_Dataset_.
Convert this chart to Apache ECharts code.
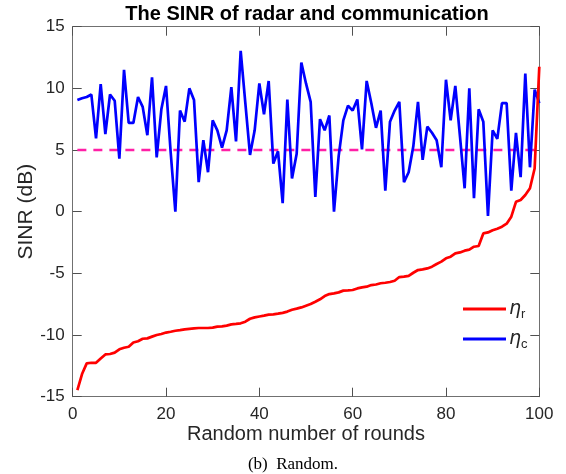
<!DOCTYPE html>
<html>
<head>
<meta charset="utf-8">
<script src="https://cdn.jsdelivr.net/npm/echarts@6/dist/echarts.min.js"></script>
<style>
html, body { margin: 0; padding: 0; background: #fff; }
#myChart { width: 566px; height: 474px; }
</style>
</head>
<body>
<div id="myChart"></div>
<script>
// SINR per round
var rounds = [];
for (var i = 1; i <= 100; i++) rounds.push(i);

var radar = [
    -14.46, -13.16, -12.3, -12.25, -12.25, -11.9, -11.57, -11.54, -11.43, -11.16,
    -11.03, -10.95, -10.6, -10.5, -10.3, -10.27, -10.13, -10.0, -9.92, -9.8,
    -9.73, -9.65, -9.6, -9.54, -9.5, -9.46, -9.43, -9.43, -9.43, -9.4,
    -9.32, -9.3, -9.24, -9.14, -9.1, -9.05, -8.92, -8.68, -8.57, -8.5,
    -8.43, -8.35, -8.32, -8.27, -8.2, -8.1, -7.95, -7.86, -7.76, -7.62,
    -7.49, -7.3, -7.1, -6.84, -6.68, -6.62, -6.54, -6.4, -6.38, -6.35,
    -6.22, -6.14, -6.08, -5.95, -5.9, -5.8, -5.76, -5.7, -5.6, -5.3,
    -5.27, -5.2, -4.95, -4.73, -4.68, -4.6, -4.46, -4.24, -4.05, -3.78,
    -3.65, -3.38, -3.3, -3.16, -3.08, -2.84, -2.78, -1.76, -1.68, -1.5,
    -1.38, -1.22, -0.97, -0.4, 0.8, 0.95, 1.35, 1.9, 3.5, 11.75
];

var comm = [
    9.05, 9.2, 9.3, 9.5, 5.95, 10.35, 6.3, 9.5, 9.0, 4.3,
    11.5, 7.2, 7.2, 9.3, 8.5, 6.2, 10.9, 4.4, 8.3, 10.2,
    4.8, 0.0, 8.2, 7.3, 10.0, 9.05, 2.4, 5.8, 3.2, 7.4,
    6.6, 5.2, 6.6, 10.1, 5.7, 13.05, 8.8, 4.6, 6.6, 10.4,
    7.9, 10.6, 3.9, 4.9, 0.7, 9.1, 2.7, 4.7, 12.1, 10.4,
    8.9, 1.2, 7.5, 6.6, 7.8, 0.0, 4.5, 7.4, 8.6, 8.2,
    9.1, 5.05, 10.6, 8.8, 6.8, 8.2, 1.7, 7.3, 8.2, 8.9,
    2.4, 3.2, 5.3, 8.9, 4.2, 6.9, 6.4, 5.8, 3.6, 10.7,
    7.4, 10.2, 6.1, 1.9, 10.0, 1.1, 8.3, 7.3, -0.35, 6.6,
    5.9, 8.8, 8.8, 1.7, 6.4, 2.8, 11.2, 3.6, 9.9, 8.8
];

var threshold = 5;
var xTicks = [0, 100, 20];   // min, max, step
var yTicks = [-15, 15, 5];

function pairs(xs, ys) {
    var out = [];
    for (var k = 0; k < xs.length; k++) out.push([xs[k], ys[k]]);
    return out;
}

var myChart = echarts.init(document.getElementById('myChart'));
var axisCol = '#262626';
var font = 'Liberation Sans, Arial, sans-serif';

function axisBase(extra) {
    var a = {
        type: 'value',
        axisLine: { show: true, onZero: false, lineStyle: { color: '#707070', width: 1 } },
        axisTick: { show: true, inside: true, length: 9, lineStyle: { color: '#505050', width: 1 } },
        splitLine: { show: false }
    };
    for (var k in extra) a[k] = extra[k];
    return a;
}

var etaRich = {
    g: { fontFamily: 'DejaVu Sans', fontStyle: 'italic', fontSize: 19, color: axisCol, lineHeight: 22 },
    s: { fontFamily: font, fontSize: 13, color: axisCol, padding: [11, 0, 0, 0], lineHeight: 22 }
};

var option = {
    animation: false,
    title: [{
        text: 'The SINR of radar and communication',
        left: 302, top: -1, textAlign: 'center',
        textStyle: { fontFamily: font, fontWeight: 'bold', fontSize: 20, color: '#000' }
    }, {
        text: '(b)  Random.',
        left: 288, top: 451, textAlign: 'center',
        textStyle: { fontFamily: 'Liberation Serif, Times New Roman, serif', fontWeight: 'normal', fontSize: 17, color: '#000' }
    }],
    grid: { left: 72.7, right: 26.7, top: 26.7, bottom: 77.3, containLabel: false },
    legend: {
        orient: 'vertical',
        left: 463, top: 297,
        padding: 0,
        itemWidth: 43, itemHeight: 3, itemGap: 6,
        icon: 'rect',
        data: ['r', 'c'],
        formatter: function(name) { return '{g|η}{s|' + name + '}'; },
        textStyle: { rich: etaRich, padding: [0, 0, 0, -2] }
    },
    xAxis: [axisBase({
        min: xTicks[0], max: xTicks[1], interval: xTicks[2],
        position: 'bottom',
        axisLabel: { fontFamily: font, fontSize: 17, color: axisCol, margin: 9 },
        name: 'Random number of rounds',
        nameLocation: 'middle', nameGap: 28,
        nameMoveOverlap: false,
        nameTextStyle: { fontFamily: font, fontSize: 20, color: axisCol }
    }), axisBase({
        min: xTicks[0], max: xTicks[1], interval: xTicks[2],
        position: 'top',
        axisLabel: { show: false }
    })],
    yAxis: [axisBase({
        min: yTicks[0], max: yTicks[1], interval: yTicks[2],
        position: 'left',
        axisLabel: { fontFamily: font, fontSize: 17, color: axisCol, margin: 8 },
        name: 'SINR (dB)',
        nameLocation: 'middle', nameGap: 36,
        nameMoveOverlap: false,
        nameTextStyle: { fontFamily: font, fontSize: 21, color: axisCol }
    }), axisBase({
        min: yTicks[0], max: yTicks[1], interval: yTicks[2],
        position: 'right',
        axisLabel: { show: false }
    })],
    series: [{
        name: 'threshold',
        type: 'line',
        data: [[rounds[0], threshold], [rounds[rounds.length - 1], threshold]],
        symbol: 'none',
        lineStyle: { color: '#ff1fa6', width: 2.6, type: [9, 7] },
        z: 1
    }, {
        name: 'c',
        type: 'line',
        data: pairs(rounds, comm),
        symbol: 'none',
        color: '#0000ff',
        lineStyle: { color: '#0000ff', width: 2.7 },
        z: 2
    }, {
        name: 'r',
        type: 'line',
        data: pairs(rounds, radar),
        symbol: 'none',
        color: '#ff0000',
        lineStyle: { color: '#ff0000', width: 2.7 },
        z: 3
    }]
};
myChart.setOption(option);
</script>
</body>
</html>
--
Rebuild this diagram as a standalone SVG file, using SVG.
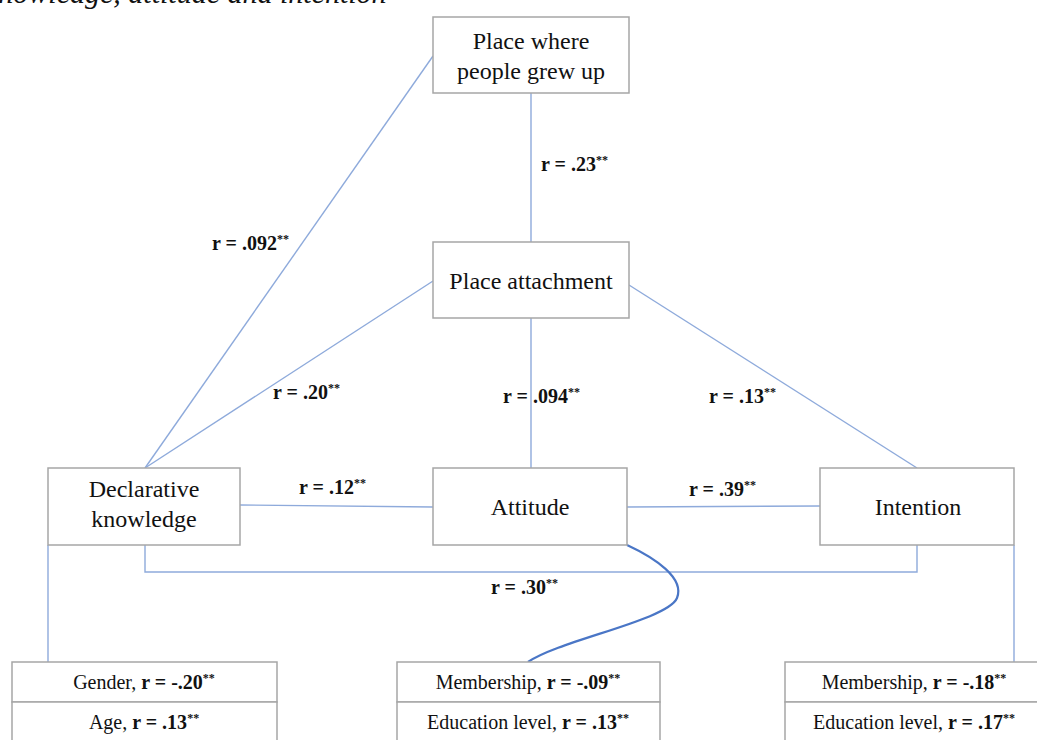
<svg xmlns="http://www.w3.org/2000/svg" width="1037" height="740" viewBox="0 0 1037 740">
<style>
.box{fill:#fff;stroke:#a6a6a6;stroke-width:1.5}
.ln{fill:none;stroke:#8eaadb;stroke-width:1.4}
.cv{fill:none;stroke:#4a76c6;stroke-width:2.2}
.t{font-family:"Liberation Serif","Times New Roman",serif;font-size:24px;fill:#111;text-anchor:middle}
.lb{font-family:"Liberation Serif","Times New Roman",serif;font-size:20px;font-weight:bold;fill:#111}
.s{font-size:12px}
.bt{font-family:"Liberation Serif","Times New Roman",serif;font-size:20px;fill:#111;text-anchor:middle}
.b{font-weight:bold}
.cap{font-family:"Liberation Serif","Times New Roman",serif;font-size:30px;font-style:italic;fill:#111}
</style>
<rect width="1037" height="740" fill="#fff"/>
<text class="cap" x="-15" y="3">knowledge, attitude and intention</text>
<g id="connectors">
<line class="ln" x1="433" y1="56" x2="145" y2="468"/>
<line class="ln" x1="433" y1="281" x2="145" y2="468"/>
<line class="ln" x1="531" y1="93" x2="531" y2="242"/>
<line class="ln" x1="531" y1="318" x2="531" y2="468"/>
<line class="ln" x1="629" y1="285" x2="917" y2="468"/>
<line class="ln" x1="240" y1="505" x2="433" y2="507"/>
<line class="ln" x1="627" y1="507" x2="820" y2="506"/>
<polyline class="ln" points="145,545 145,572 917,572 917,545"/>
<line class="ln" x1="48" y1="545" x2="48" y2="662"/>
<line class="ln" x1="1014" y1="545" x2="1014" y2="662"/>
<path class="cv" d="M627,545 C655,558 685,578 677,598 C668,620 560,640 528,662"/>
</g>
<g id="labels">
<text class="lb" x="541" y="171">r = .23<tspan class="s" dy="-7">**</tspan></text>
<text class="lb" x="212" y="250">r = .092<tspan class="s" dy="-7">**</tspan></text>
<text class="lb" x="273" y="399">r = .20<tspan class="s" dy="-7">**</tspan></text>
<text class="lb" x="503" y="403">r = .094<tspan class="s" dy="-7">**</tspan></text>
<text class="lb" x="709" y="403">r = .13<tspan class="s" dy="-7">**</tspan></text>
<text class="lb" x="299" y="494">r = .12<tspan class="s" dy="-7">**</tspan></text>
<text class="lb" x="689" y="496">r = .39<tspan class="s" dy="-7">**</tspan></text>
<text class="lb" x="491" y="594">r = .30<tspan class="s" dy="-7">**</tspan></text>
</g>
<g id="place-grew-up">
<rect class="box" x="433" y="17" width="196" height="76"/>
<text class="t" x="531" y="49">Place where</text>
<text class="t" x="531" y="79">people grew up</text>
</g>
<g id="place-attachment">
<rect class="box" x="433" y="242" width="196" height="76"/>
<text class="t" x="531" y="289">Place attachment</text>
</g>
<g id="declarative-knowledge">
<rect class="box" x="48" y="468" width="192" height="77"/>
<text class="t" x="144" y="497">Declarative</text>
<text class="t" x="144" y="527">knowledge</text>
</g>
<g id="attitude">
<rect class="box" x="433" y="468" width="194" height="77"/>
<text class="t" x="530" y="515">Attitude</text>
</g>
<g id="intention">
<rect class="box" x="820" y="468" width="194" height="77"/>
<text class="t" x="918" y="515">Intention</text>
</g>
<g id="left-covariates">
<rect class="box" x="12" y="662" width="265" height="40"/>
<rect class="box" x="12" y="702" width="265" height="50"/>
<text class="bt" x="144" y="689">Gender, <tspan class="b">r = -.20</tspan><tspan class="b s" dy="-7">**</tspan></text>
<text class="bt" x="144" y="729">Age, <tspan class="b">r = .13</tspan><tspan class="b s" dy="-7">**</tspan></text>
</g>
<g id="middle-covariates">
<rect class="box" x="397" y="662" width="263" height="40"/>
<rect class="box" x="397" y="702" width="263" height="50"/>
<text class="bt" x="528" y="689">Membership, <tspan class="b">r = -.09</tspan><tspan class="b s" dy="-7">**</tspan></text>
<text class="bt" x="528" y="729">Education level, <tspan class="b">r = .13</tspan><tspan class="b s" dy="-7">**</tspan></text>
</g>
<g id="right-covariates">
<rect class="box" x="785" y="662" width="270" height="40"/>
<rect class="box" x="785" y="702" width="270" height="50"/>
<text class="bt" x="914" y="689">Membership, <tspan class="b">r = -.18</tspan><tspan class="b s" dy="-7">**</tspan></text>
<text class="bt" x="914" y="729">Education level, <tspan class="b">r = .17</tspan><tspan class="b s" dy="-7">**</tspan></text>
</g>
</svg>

_Aim_. Retype only the lines above from the one with "Convert this chart to Apache ECharts code." through the one with "for (var i = 1;", exactly and with both ends. Images stay out.

_Exercise solution_.
Convert this chart to Apache ECharts code.
<!DOCTYPE html>
<html>
<head>
<meta charset="utf-8">
<script src="https://cdn.jsdelivr.net/npm/echarts@6/dist/echarts.min.js"></script>
<style>
html, body { margin: 0; padding: 0; background: #fff; }
#myChart { width: 566px; height: 474px; }
</style>
</head>
<body>
<div id="myChart"></div>
<script>
// SINR per round
var rounds = [];
for (var i = 1; i <= 100; i++) rounds.push(i);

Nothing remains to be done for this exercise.